Cuando la tolerancia es sólo condescendencia

La tolerancia es sinónimo de respeto para con las ideas, actitudes y comportamientos del prójimo, del mismo modo que la exigimos para con nosotros.

Tolerar al otro no significa permitir que se sobrepasen ciertos límites hacia nuestra persona, claro está, pero tampoco ser tan susceptibles que cualquier movimiento del otro desencadene una turbulencia en nuestro interior, que suele derivar en enfados o iras. Si eso ocurre será que nos está haciendo de espejo frente al cual observar, sin juicios de valor, algo que tenemos pendiente.

Pero lo difícil es discernir la diferencia entre tolerancia y condescendencia. Tolerar es admitir que el otro tiene una visión distinta de las cosas, pero que ésta puede ser tan correcta como la nuestra, aunque sea diametralmente opuesta.
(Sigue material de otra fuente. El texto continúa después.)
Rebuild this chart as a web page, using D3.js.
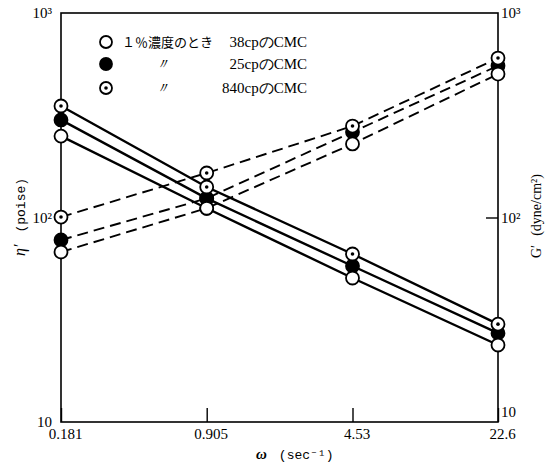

Tolerar nos permite pensar en ello e, incluso, incorporar su perspectiva si finalmente comprendemos que existía algún prejuicio en nuestra manera de ver las cosas. La tolerancia exige, por tanto, flexibilidad con nosotros mismos.

La condescendencia, en cambio, acepta que el otro piense distinto porque sabemos que, tarde o temprano, caerá en la cuenta de que está equivocado o que aprenderá la lección y adoptará nuestra visión del mundo, la correcta. No nos lleva a reflexión alguna, sino a enrocarnos en lo que creemos. La condescendencia es una rigidez disfrazada tramposamente de buenismo. ¿Cuántas veces podemos creernos tolerantes cuando simplemente estamos siendo condescendientes? Las ortodoxias religiosas o las políticas, incluso determinadas ideas científicas, son el mejor ejemplo de esta condescendencia arrogante.